━━ Records shown ━━

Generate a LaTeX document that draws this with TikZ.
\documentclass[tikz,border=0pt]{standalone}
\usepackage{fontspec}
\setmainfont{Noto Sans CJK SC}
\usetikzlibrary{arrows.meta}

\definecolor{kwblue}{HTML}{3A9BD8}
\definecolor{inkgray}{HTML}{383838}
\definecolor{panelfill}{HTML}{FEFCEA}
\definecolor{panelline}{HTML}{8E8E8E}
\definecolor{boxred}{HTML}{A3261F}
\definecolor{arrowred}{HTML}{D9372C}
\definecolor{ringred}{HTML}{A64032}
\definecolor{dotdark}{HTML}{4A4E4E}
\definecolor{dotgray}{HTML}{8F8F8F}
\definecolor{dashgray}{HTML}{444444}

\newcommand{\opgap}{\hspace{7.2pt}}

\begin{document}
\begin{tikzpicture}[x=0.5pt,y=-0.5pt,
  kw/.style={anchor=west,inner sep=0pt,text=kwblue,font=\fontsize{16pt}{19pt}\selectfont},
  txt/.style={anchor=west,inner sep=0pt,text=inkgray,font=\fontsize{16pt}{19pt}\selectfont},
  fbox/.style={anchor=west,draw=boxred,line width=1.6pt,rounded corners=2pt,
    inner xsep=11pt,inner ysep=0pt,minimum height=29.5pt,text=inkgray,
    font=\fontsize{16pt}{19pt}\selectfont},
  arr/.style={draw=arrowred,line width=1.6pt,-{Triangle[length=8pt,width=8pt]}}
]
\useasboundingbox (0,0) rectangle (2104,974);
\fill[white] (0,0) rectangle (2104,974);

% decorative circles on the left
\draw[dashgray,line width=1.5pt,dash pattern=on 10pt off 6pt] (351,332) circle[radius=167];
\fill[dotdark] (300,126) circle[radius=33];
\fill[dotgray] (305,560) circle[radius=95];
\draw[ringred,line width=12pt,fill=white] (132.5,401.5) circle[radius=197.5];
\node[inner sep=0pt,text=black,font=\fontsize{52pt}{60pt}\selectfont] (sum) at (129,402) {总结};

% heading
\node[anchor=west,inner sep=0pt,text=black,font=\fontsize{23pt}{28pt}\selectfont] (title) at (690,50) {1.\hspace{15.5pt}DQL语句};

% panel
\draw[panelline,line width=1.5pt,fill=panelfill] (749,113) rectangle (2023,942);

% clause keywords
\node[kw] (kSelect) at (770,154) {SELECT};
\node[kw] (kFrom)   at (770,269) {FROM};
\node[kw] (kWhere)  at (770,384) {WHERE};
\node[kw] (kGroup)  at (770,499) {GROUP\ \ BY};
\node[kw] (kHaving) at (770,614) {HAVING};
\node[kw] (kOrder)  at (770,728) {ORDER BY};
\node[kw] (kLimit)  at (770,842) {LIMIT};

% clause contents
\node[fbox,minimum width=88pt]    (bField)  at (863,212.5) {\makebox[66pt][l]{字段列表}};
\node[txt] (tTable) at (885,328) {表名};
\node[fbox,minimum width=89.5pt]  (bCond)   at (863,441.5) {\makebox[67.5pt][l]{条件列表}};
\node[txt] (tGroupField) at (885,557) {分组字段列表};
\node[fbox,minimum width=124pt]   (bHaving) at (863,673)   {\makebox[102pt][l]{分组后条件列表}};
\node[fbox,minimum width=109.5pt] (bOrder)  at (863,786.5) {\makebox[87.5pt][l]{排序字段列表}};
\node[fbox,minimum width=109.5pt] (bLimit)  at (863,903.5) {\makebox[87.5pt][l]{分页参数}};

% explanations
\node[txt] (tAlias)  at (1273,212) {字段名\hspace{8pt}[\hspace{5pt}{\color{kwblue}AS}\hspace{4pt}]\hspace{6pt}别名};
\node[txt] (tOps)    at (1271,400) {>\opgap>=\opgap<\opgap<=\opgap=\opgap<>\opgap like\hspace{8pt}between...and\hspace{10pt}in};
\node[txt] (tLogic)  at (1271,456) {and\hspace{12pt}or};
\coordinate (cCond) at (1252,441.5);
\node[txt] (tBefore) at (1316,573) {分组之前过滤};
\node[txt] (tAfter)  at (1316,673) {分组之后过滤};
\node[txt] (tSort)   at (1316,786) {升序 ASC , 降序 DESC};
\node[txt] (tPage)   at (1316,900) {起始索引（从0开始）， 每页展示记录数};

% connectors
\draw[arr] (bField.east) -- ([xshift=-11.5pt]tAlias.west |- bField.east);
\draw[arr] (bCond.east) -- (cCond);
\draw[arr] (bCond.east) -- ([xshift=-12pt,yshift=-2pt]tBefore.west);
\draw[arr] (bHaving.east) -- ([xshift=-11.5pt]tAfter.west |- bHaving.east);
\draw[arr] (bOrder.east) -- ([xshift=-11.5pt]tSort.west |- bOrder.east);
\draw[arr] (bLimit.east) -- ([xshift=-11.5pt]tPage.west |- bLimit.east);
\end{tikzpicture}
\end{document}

━━━
━━ Records shown ━━

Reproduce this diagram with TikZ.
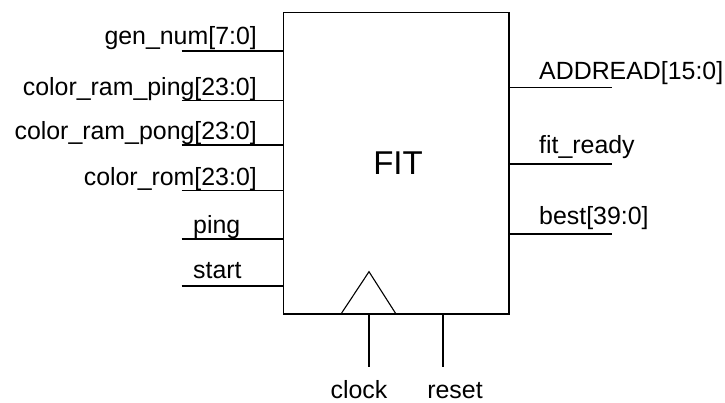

━━━

> Exercise prompt
Extract from the records above the lines from the one containing "Generate a LaTeX" to the one containing "(title) at (690,50)", both lines included, exactly as they appear and with nothing else.

> Answer to the exercise
Generate a LaTeX document that draws this with TikZ.
\documentclass[tikz,border=0pt]{standalone}
\usepackage{fontspec}
\setmainfont{Noto Sans CJK SC}
\usetikzlibrary{arrows.meta}

\definecolor{kwblue}{HTML}{3A9BD8}
\definecolor{inkgray}{HTML}{383838}
\definecolor{panelfill}{HTML}{FEFCEA}
\definecolor{panelline}{HTML}{8E8E8E}
\definecolor{boxred}{HTML}{A3261F}
\definecolor{arrowred}{HTML}{D9372C}
\definecolor{ringred}{HTML}{A64032}
\definecolor{dotdark}{HTML}{4A4E4E}
\definecolor{dotgray}{HTML}{8F8F8F}
\definecolor{dashgray}{HTML}{444444}

\newcommand{\opgap}{\hspace{7.2pt}}

\begin{document}
\begin{tikzpicture}[x=0.5pt,y=-0.5pt,
  kw/.style={anchor=west,inner sep=0pt,text=kwblue,font=\fontsize{16pt}{19pt}\selectfont},
  txt/.style={anchor=west,inner sep=0pt,text=inkgray,font=\fontsize{16pt}{19pt}\selectfont},
  fbox/.style={anchor=west,draw=boxred,line width=1.6pt,rounded corners=2pt,
    inner xsep=11pt,inner ysep=0pt,minimum height=29.5pt,text=inkgray,
    font=\fontsize{16pt}{19pt}\selectfont},
  arr/.style={draw=arrowred,line width=1.6pt,-{Triangle[length=8pt,width=8pt]}}
]
\useasboundingbox (0,0) rectangle (2104,974);
\fill[white] (0,0) rectangle (2104,974);

% decorative circles on the left
\draw[dashgray,line width=1.5pt,dash pattern=on 10pt off 6pt] (351,332) circle[radius=167];
\fill[dotdark] (300,126) circle[radius=33];
\fill[dotgray] (305,560) circle[radius=95];
\draw[ringred,line width=12pt,fill=white] (132.5,401.5) circle[radius=197.5];
\node[inner sep=0pt,text=black,font=\fontsize{52pt}{60pt}\selectfont] (sum) at (129,402) {总结};

% heading
\node[anchor=west,inner sep=0pt,text=black,font=\fontsize{23pt}{28pt}\selectfont] (title) at (690,50) {1.\hspace{15.5pt}DQL语句};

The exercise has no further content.